WHAT YOU ARE ASKED TO DO:
Starting with the first line of the listing, quote each line exactly until and including the one with "text=titleblue] (title) at", leaving pictures out.

════════

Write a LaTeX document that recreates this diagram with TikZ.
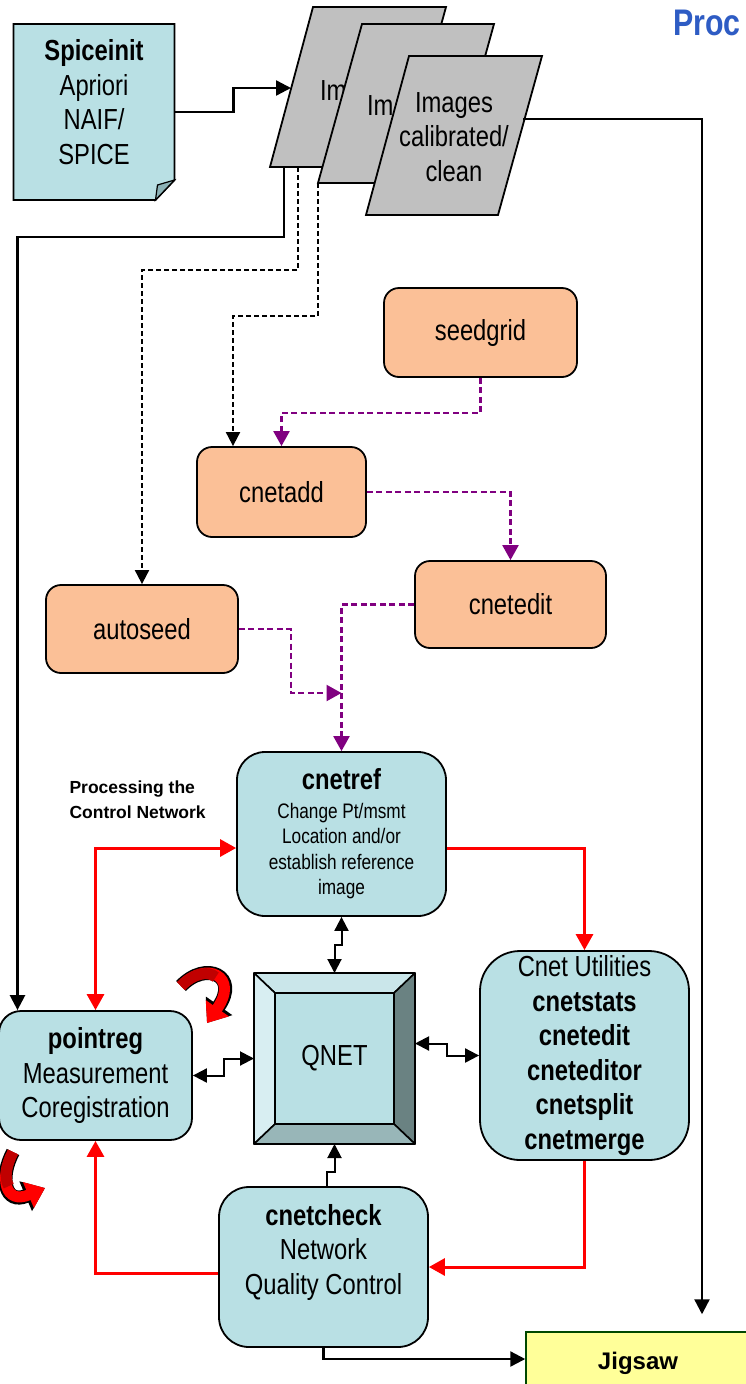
\documentclass[tikz,border=0pt]{standalone}
\usepackage{fontspec}
\setmainfont{Liberation Sans}
\newfontfamily\narrowsans{Liberation Sans}[FakeStretch=0.82]
\usetikzlibrary{arrows.meta}

\definecolor{peach}{RGB}{251,192,151}
\definecolor{tealfill}{RGB}{185,224,228}
\definecolor{paper}{RGB}{192,192,192}
\definecolor{plum}{RGB}{128,0,128}
\definecolor{alert}{RGB}{255,0,0}
\definecolor{alertdark}{RGB}{192,0,0}
\definecolor{lemon}{RGB}{255,255,153}
\definecolor{forest}{RGB}{0,72,0}
\definecolor{titleblue}{RGB}{46,92,196}
\definecolor{bevtop}{RGB}{202,230,234}
\definecolor{bevleft}{RGB}{216,238,242}
\definecolor{bevright}{RGB}{106,130,130}
\definecolor{bevbot}{RGB}{152,182,184}
\definecolor{fold}{RGB}{140,178,182}

\newcommand\bigtext{\narrowsans\fontsize{29pt}{34.5pt}\selectfont}
\newcommand\smalltext{\narrowsans\fontsize{21pt}{25.5pt}\selectfont}

\begin{document}
\begin{tikzpicture}[x=1pt,y=-1pt,
  box/.style={draw=black, line width=1.8pt, align=center, font=\bigtext, inner sep=0pt},
  seedbox/.style={box, fill=peach, rounded corners=15pt},
  tealbox/.style={box, fill=tealfill},
  parastyle/.style={draw=black, line width=1.8pt, fill=paper},
  plain/.style={inner sep=0pt, outer sep=0pt},
  conn/.style={line width=2.4pt, -{Triangle[length=15pt,width=15pt]}},
  thinconn/.style={line width=2pt, -{Triangle[length=14pt,width=14pt]}},
  biconn/.style={line width=2pt, {Triangle[length=14pt,width=14pt]}-{Triangle[length=14pt,width=14pt]}},
  dashline/.style={line width=1.9pt, dash pattern=on 5pt off 3pt, -{Triangle[length=14pt,width=14pt]}},
  plumline/.style={plum, line width=2.3pt, dash pattern=on 6pt off 3.5pt, -{Triangle[length=15pt,width=16pt]}},
  redline/.style={alert, line width=3pt, -{Triangle[length=16pt,width=17pt]}},
  redbi/.style={alert, line width=3pt, {Triangle[length=16pt,width=17pt]}-{Triangle[length=16pt,width=17pt]}},
]
\useasboundingbox (0,0) rectangle (746,1384);
\fill[white] (0,0) rectangle (746,1384);

% title
\node[plain, anchor=base west, font=\narrowsans\bfseries\fontsize{37pt}{40pt}\selectfont, text=titleblue] (title) at (673,35) {Proc};

% Spiceinit document
\node[plain, minimum width=161pt, minimum height=176pt] (spice) at (94,112) {};
\draw[line width=1.8pt, fill=tealfill] (spice.north west) -- (spice.north east)
  -- ([yshift=20pt]spice.south east) -- ([xshift=-19pt]spice.south east)
  -- (spice.south west) -- cycle;
\draw[line width=1.2pt, fill=fold] ([yshift=20pt]spice.south east) -- ([xshift=-19pt]spice.south east)
  -- ([xshift=-17pt,yshift=15pt]spice.south east) -- cycle;
\node[font=\bigtext, align=center] (spicetxt) at (94,102) {\textbf{Spiceinit}\\Apriori\\NAIF/\\SPICE};

% stacked image sheets
\draw[parastyle] (313,7) -- (446,7) -- (402,167) -- (270,167) -- cycle;
\node[plain, anchor=base west, font=\bigtext] (imgA) at (320,100) {Im};
\draw[parastyle] (362,24) -- (494,24) -- (450,183) -- (318,183) -- cycle;
\node[plain, anchor=base west, font=\bigtext] (imgB) at (367,115) {Im};
\draw[parastyle] (409,56) -- (542,56) -- (498,215) -- (366,215) -- cycle;
\node[font=\bigtext, align=center] (imgC) at (454,137) {Images\\calibrated/\\clean};
\coordinate (img1in) at (291,88);
\coordinate (img1out) at (284,167);
\coordinate (img1dash) at (298,167);
\coordinate (img2dash) at (318,183);
\coordinate (img3out) at (523,119);

% tie-point tools
\node[seedbox, minimum width=193pt, minimum height=89pt] (seedgrid) at (480.5,332.5) {seedgrid};
\node[seedbox, minimum width=169pt, minimum height=90pt] (cnetadd) at (281.5,492) {cnetadd};
\node[seedbox, minimum width=191pt, minimum height=87pt] (cnetedit) at (510.5,604.5) {cnetedit};
\node[seedbox, minimum width=192pt, minimum height=88pt] (autoseed) at (142,629) {autoseed};
\coordinate (junction) at (341.5,693);

% control network processing
\node[tealbox, rounded corners=28pt, minimum width=209pt, minimum height=164pt, font=\smalltext] (cnetref) at (341.5,834)
  {{\fontsize{29pt}{29pt}\selectfont\bfseries cnetref}\\[3pt]Change Pt/msmt\\Location and/or\\establish reference\\image};
\node[tealbox, rounded corners=40pt, minimum width=209pt, minimum height=209pt] (cnetutil) at (584.5,1055.5)
  {Cnet Utilities\\\textbf{cnetstats}\\\textbf{cnetedit}\\\textbf{cneteditor}\\\textbf{cnetsplit}\\\textbf{cnetmerge}};
\node[tealbox, rounded corners=22pt, minimum width=193pt, minimum height=129pt] (pointreg) at (95.5,1075.5)
  {\textbf{pointreg}\\Measurement\\Coregistration};
\node[tealbox, rounded corners=30pt, minimum width=209pt, minimum height=160pt] (cnetcheck) at (323.5,1267) {};
\node[font=\bigtext, align=center] (cnetchecktxt) at (323.5,1252) {\textbf{cnetcheck}\\Network\\Quality Control};

\node[anchor=west, align=left, font=\bfseries\fontsize{17.5pt}{25pt}\selectfont] (proclabel) at (66,799.5)
  {Processing the\\Control Network};

% QNET bevelled block
\node[plain, minimum width=161pt, minimum height=171pt] (qnet) at (334.5,1058.5) {};
\coordinate (inw) at ([xshift=21pt,yshift=-20pt]qnet.north west);
\coordinate (ine) at ([xshift=-21pt,yshift=-20pt]qnet.north east);
\coordinate (isw) at ([xshift=21pt,yshift=20pt]qnet.south west);
\coordinate (ise) at ([xshift=-21pt,yshift=20pt]qnet.south east);
\begin{scope}[line width=1.6pt, line join=round]
  \draw[fill=bevtop] (qnet.north west) -- (qnet.north east) -- (ine) -- (inw) -- cycle;
  \draw[fill=bevleft] (qnet.north west) -- (inw) -- (isw) -- (qnet.south west) -- cycle;
  \draw[fill=bevright] (qnet.north east) -- (qnet.south east) -- (ise) -- (ine) -- cycle;
  \draw[fill=bevbot] (qnet.south west) -- (isw) -- (ise) -- (qnet.south east) -- cycle;
\end{scope}
\node[box, fill=tealfill, line width=1.6pt, minimum width=119pt, minimum height=131pt] (qin) at (334.5,1058.5) {QNET};

% bundle adjustment
\node[draw=forest, line width=1.5pt, fill=lemon, minimum width=224pt, minimum height=62pt,
  font=\bfseries\fontsize{24pt}{28pt}\selectfont] (jigsaw) at (638,1363) {Jigsaw};

% solid black flow
\draw[conn] (spice.east) -- ++(59,0) |- (img1in);
\draw[conn] (img3out) -| ([xshift=64pt,yshift=17pt]jigsaw.north);
\draw[conn] (img1out) -- ++(0,70) -| ([xshift=-78pt]pointreg.north);
\draw[conn] (cnetcheck.south) |- ([yshift=4pt]jigsaw.west);

% dashed image feeds
\draw[dashline] (img1dash) -- ++(0,103) -| (autoseed.north);
\draw[dashline] (img2dash) -- ++(0,133) -| ([xshift=-48.5pt]cnetadd.north);

% network building
\draw[plumline] (seedgrid.south) -- ++(0,35) -| (cnetadd.north);
\draw[plumline] (cnetadd.east) -| (cnetedit.north);
\draw[plumline] (cnetedit.west) -| (cnetref.north);
\draw[plumline] (autoseed.east) -- ++(52,0) |- (junction);

% review loop
\draw[redbi] ([yshift=-14pt]cnetref.west) -| (pointreg.north);
\draw[redline] ([yshift=-14pt]cnetref.east) -| (cnetutil.north);
\draw[redline] (cnetutil.south) |- (cnetcheck.east);
\draw[redline] ([yshift=-6pt]cnetcheck.west) -| (pointreg.south);

% QNET links
\draw[biconn] (cnetref.south) -- ++(0,28) -| (qnet.north);
\draw[thinconn] ([xshift=3pt]cnetcheck.north) -- ++(0,-14) -| (qnet.south);
\draw[biconn] (pointreg.east) -- ++(31,0) |- (qnet.west);
\draw[biconn] ([yshift=15pt]qnet.east) -- ++(32,0) |- (cnetutil.west);

% iteration arrows
\draw[line width=14pt, -{Triangle[length=21pt,width=31pt]}] (181,986) .. controls (206,960) and (240,976) .. (207,1023);
\draw[alert, line width=11pt, -{Triangle[length=18pt,width=27pt]}] (181,986) .. controls (206,960) and (240,976) .. (207,1023);
\draw[alertdark, line width=11pt] (181,986) .. controls (193.5,973) and (208.25,970.5) .. (215.75,977.1);

\draw[line width=14pt, -{Triangle[length=21pt,width=31pt]}] (13,1152) .. controls (-1,1178) and (5,1205) .. (45,1188);
\draw[alert, line width=11pt, -{Triangle[length=18pt,width=27pt]}] (13,1152) .. controls (-1,1178) and (5,1205) .. (45,1188);
\draw[alertdark, line width=11pt] (13,1152) .. controls (6,1165) and (4,1178.25) .. (8.75,1186.1);
\end{tikzpicture}
\end{document}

════════

COMPLETE OUTPUT:
Write a LaTeX document that recreates this diagram with TikZ.
\documentclass[tikz,border=0pt]{standalone}
\usepackage{fontspec}
\setmainfont{Liberation Sans}
\newfontfamily\narrowsans{Liberation Sans}[FakeStretch=0.82]
\usetikzlibrary{arrows.meta}

\definecolor{peach}{RGB}{251,192,151}
\definecolor{tealfill}{RGB}{185,224,228}
\definecolor{paper}{RGB}{192,192,192}
\definecolor{plum}{RGB}{128,0,128}
\definecolor{alert}{RGB}{255,0,0}
\definecolor{alertdark}{RGB}{192,0,0}
\definecolor{lemon}{RGB}{255,255,153}
\definecolor{forest}{RGB}{0,72,0}
\definecolor{titleblue}{RGB}{46,92,196}
\definecolor{bevtop}{RGB}{202,230,234}
\definecolor{bevleft}{RGB}{216,238,242}
\definecolor{bevright}{RGB}{106,130,130}
\definecolor{bevbot}{RGB}{152,182,184}
\definecolor{fold}{RGB}{140,178,182}

\newcommand\bigtext{\narrowsans\fontsize{29pt}{34.5pt}\selectfont}
\newcommand\smalltext{\narrowsans\fontsize{21pt}{25.5pt}\selectfont}

\begin{document}
\begin{tikzpicture}[x=1pt,y=-1pt,
  box/.style={draw=black, line width=1.8pt, align=center, font=\bigtext, inner sep=0pt},
  seedbox/.style={box, fill=peach, rounded corners=15pt},
  tealbox/.style={box, fill=tealfill},
  parastyle/.style={draw=black, line width=1.8pt, fill=paper},
  plain/.style={inner sep=0pt, outer sep=0pt},
  conn/.style={line width=2.4pt, -{Triangle[length=15pt,width=15pt]}},
  thinconn/.style={line width=2pt, -{Triangle[length=14pt,width=14pt]}},
  biconn/.style={line width=2pt, {Triangle[length=14pt,width=14pt]}-{Triangle[length=14pt,width=14pt]}},
  dashline/.style={line width=1.9pt, dash pattern=on 5pt off 3pt, -{Triangle[length=14pt,width=14pt]}},
  plumline/.style={plum, line width=2.3pt, dash pattern=on 6pt off 3.5pt, -{Triangle[length=15pt,width=16pt]}},
  redline/.style={alert, line width=3pt, -{Triangle[length=16pt,width=17pt]}},
  redbi/.style={alert, line width=3pt, {Triangle[length=16pt,width=17pt]}-{Triangle[length=16pt,width=17pt]}},
]
\useasboundingbox (0,0) rectangle (746,1384);
\fill[white] (0,0) rectangle (746,1384);

% title
\node[plain, anchor=base west, font=\narrowsans\bfseries\fontsize{37pt}{40pt}\selectfont, text=titleblue] (title) at (673,35) {Proc};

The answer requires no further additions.